Though clearly written and cognizant of the complexity of carrying out such a cross-disciplinary investigation, Petersen’s study is largely dissatisfying and unconvincing. Here we can only briefly indicate some of its problematical features. No adequate indication is given as to the nature of the societies upon which Lewis developed his role model of peripheral and central-morality prophecy and how analogous or disparate those societies are to Monarchic Israelite society. If general social analogies are tenuous, this might raise serious methodological difficulties for the transfer of analytical models developed on the basis of one society to the other. One must also bear in mind the limits of what can be achieved sociologically and anthropologically when our primary information about Israelite society rests upon literary materials alone which have clearly been written with religious and theological aims uppermost This requires a great deal of caution in the use of such texts for other purposes such as sociological analysis.

But Petersen does not appear to have been cautious enough. And it seems that much of the biblical evidence is forced to fit within his role models. Granted, the literary evidence has gone through a complex process of growth; yet even accepting the stages of growth isolated by Petersen, it is still not clear that four labels for prophet refer to substantively different roles or that they can be referred to specific northern or southern kingdom orientations. For example, the folktale of an unnamed seer in 1 Samuel 9 which Petersen isolates still refers to this unnamed functionary as both rō’eh and ’iš(ha)’elōhim describing the one functionary by two role labels. Petersen’s attempt to treat ’iš(ga) ‘elōhim as a later glossing over of an original rō’eh looks like a piece of special pleading with weak textual warrant. Further, Isaiah 40:10 places rō’eh and hō zeh in parallelism suggesting at least the kind of double label use which Petersen sees between hō zeh and nabi’. Again, while Elijah is clearly labeled as ’iš (ha)’ėlō him, he also labels himself in 1 Kings 18:22 as nabi’. Data such as this tend to suggest invalidity to the kinds of distinctions that Petersen wants to assert. Further, the label ‘peripheral prophet’ for Elijah and Elisha gives too little place to their key role in the political fortunes of Israel (Petersen recognizes the poor fit here). These are more than just confrontations between a religious leader of a minority sectarian group and the label of ‘central morality prophet’ for a prophet like Jeremiah who is in direct confrontation with the central institutions and popular religious feelings of the day does not seem adequate.
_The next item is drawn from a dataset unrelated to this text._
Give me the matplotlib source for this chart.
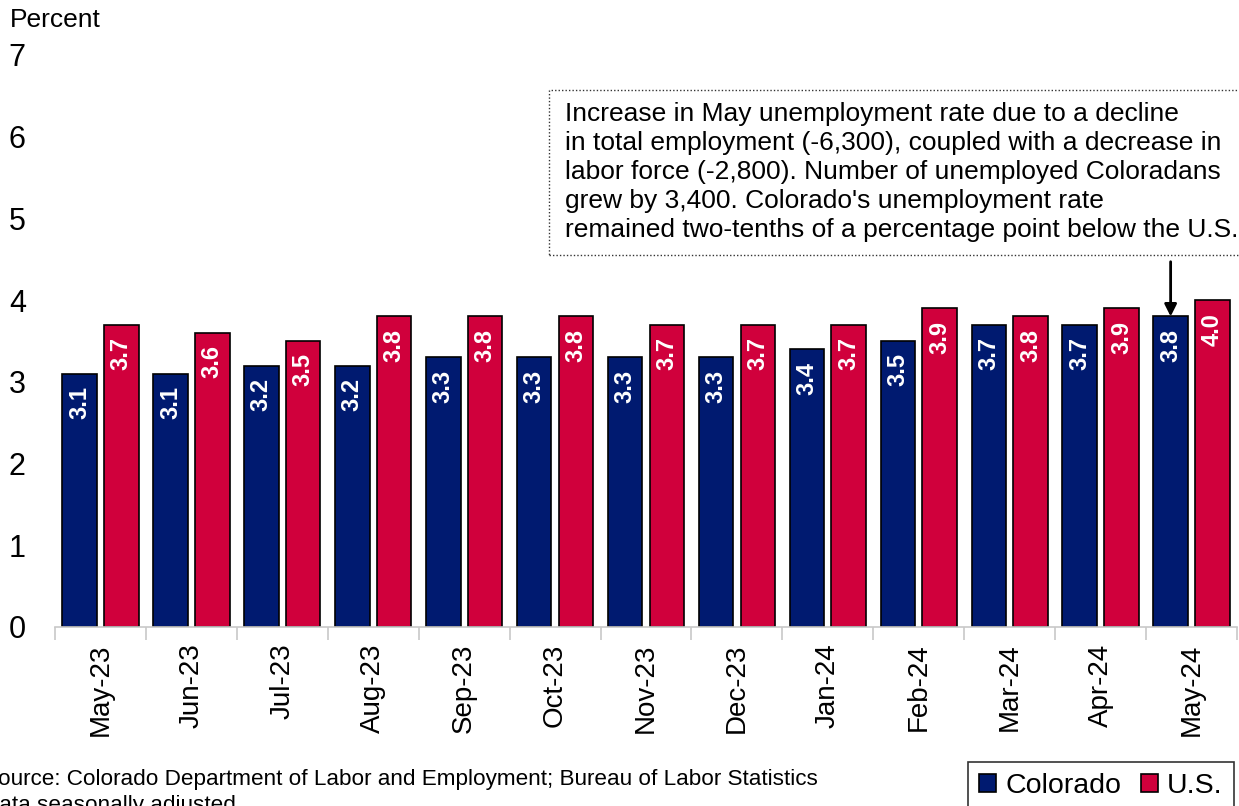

Jeremiah’s contemporaries apparently did not perceive the prophet as promoting the values which were considered central for the society. Again, Amaziah’s rebuke of Amos (7:10–16) to go and function as hōzeh in Judah does not seem as if it is predicated on the idea of Judah as the proper place for a hōzeh. This appears to read too much between the lines. Verse 13 ’seems to explicitly predicate the rebuke on the impropriety of prophesying doom against the royal cult.

For these kinds of reasons, it is suggested that Petersen’s role theory labels really do not provide adequate models for the construction of a critical theory of prophecy. Apart from the introductory chapters on theory and method we suggest that Petersen’s book will not be very helpful for the general readership of this journal.